---------- Available data
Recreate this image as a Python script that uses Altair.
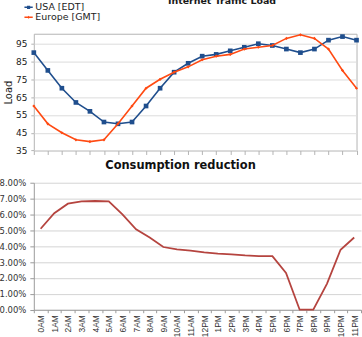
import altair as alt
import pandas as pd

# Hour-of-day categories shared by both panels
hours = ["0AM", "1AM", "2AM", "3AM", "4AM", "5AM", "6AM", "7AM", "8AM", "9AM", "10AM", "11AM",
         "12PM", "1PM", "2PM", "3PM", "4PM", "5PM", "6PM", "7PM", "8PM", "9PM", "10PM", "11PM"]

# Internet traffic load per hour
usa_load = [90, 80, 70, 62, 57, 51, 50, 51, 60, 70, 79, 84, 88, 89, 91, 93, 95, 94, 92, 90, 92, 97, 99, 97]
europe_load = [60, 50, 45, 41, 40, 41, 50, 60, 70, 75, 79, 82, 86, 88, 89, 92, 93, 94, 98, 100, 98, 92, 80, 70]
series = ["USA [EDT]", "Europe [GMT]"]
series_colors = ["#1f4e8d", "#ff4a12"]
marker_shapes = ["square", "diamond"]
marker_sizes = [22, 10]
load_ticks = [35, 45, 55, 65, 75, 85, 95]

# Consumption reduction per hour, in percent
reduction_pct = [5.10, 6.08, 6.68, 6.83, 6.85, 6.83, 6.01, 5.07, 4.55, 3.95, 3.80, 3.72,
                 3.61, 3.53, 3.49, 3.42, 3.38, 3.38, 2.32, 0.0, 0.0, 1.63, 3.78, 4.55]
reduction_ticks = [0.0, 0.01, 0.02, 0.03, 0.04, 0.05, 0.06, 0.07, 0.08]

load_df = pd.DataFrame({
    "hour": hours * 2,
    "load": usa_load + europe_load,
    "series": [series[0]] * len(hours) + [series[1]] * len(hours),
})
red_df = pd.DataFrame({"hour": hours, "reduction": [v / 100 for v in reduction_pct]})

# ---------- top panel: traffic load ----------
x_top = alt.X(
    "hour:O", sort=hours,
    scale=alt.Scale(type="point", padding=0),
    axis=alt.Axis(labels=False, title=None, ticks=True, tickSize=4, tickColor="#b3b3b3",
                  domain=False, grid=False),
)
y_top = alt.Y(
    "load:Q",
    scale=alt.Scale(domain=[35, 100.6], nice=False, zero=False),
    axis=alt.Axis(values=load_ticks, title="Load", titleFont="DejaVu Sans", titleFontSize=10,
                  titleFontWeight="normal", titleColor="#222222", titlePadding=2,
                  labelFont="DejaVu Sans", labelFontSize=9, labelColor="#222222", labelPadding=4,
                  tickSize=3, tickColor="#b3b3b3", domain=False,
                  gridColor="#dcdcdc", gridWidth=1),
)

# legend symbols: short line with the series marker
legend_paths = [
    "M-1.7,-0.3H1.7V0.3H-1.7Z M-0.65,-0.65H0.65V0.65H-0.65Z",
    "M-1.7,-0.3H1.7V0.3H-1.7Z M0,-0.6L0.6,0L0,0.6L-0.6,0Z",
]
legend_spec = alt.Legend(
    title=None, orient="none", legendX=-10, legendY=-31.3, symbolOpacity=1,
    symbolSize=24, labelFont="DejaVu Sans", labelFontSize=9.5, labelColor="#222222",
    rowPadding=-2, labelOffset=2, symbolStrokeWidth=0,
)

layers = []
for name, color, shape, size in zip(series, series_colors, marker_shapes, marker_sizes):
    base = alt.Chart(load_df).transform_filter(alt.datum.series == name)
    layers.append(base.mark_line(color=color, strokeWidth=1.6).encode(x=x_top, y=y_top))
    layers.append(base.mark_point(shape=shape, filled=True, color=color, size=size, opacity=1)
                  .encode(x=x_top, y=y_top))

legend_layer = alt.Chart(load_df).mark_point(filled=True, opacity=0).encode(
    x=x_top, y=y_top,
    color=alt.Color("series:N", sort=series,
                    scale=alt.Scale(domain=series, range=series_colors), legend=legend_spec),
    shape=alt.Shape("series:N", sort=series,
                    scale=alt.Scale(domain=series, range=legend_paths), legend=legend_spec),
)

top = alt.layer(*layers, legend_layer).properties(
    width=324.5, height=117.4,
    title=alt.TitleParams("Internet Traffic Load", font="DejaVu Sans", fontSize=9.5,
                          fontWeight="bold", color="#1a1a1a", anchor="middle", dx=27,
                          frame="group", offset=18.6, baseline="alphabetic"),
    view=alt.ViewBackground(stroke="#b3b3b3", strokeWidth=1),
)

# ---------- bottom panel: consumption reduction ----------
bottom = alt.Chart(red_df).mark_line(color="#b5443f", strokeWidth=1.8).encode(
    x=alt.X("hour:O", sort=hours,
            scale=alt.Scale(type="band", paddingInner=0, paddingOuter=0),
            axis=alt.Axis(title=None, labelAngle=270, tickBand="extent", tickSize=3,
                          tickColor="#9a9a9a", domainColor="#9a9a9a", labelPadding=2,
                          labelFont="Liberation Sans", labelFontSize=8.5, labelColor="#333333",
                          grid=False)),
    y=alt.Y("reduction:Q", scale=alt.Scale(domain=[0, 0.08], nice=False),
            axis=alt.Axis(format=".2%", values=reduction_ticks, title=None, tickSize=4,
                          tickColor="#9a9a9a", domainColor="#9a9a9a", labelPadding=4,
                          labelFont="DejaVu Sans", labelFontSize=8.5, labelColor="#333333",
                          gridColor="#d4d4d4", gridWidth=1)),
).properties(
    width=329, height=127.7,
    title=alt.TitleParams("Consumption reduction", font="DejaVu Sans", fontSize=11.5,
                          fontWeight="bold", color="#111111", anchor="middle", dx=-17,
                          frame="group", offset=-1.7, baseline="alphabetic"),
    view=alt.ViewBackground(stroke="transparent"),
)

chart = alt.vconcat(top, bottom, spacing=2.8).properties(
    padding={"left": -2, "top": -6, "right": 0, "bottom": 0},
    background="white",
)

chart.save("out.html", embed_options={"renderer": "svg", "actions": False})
--------------------
*What you are asked to do*
Omit every picture while copying the listing above exactly.

*Solution to this exercise*
Recreate this image as a Python script that uses Altair.
import altair as alt
import pandas as pd

# Hour-of-day categories shared by both panels
hours = ["0AM", "1AM", "2AM", "3AM", "4AM", "5AM", "6AM", "7AM", "8AM", "9AM", "10AM", "11AM",
         "12PM", "1PM", "2PM", "3PM", "4PM", "5PM", "6PM", "7PM", "8PM", "9PM", "10PM", "11PM"]

# Internet traffic load per hour
usa_load = [90, 80, 70, 62, 57, 51, 50, 51, 60, 70, 79, 84, 88, 89, 91, 93, 95, 94, 92, 90, 92, 97, 99, 97]
europe_load = [60, 50, 45, 41, 40, 41, 50, 60, 70, 75, 79, 82, 86, 88, 89, 92, 93, 94, 98, 100, 98, 92, 80, 70]
series = ["USA [EDT]", "Europe [GMT]"]
series_colors = ["#1f4e8d", "#ff4a12"]
marker_shapes = ["square", "diamond"]
marker_sizes = [22, 10]
load_ticks = [35, 45, 55, 65, 75, 85, 95]

# Consumption reduction per hour, in percent
reduction_pct = [5.10, 6.08, 6.68, 6.83, 6.85, 6.83, 6.01, 5.07, 4.55, 3.95, 3.80, 3.72,
                 3.61, 3.53, 3.49, 3.42, 3.38, 3.38, 2.32, 0.0, 0.0, 1.63, 3.78, 4.55]
reduction_ticks = [0.0, 0.01, 0.02, 0.03, 0.04, 0.05, 0.06, 0.07, 0.08]

load_df = pd.DataFrame({
    "hour": hours * 2,
    "load": usa_load + europe_load,
    "series": [series[0]] * len(hours) + [series[1]] * len(hours),
})
red_df = pd.DataFrame({"hour": hours, "reduction": [v / 100 for v in reduction_pct]})

# ---------- top panel: traffic load ----------
x_top = alt.X(
    "hour:O", sort=hours,
    scale=alt.Scale(type="point", padding=0),
    axis=alt.Axis(labels=False, title=None, ticks=True, tickSize=4, tickColor="#b3b3b3",
                  domain=False, grid=False),
)
y_top = alt.Y(
    "load:Q",
    scale=alt.Scale(domain=[35, 100.6], nice=False, zero=False),
    axis=alt.Axis(values=load_ticks, title="Load", titleFont="DejaVu Sans", titleFontSize=10,
                  titleFontWeight="normal", titleColor="#222222", titlePadding=2,
                  labelFont="DejaVu Sans", labelFontSize=9, labelColor="#222222", labelPadding=4,
                  tickSize=3, tickColor="#b3b3b3", domain=False,
                  gridColor="#dcdcdc", gridWidth=1),
)

# legend symbols: short line with the series marker
legend_paths = [
    "M-1.7,-0.3H1.7V0.3H-1.7Z M-0.65,-0.65H0.65V0.65H-0.65Z",
    "M-1.7,-0.3H1.7V0.3H-1.7Z M0,-0.6L0.6,0L0,0.6L-0.6,0Z",
]
legend_spec = alt.Legend(
    title=None, orient="none", legendX=-10, legendY=-31.3, symbolOpacity=1,
    symbolSize=24, labelFont="DejaVu Sans", labelFontSize=9.5, labelColor="#222222",
    rowPadding=-2, labelOffset=2, symbolStrokeWidth=0,
)

layers = []
for name, color, shape, size in zip(series, series_colors, marker_shapes, marker_sizes):
    base = alt.Chart(load_df).transform_filter(alt.datum.series == name)
    layers.append(base.mark_line(color=color, strokeWidth=1.6).encode(x=x_top, y=y_top))
    layers.append(base.mark_point(shape=shape, filled=True, color=color, size=size, opacity=1)
                  .encode(x=x_top, y=y_top))

legend_layer = alt.Chart(load_df).mark_point(filled=True, opacity=0).encode(
    x=x_top, y=y_top,
    color=alt.Color("series:N", sort=series,
                    scale=alt.Scale(domain=series, range=series_colors), legend=legend_spec),
    shape=alt.Shape("series:N", sort=series,
                    scale=alt.Scale(domain=series, range=legend_paths), legend=legend_spec),
)

top = alt.layer(*layers, legend_layer).properties(
    width=324.5, height=117.4,
    title=alt.TitleParams("Internet Traffic Load", font="DejaVu Sans", fontSize=9.5,
                          fontWeight="bold", color="#1a1a1a", anchor="middle", dx=27,
                          frame="group", offset=18.6, baseline="alphabetic"),
    view=alt.ViewBackground(stroke="#b3b3b3", strokeWidth=1),
)

# ---------- bottom panel: consumption reduction ----------
bottom = alt.Chart(red_df).mark_line(color="#b5443f", strokeWidth=1.8).encode(
    x=alt.X("hour:O", sort=hours,
            scale=alt.Scale(type="band", paddingInner=0, paddingOuter=0),
            axis=alt.Axis(title=None, labelAngle=270, tickBand="extent", tickSize=3,
                          tickColor="#9a9a9a", domainColor="#9a9a9a", labelPadding=2,
                          labelFont="Liberation Sans", labelFontSize=8.5, labelColor="#333333",
                          grid=False)),
    y=alt.Y("reduction:Q", scale=alt.Scale(domain=[0, 0.08], nice=False),
            axis=alt.Axis(format=".2%", values=reduction_ticks, title=None, tickSize=4,
                          tickColor="#9a9a9a", domainColor="#9a9a9a", labelPadding=4,
                          labelFont="DejaVu Sans", labelFontSize=8.5, labelColor="#333333",
                          gridColor="#d4d4d4", gridWidth=1)),
).properties(
    width=329, height=127.7,
    title=alt.TitleParams("Consumption reduction", font="DejaVu Sans", fontSize=11.5,
                          fontWeight="bold", color="#111111", anchor="middle", dx=-17,
                          frame="group", offset=-1.7, baseline="alphabetic"),
    view=alt.ViewBackground(stroke="transparent"),
)

chart = alt.vconcat(top, bottom, spacing=2.8).properties(
    padding={"left": -2, "top": -6, "right": 0, "bottom": 0},
    background="white",
)

chart.save("out.html", embed_options={"renderer": "svg", "actions": False})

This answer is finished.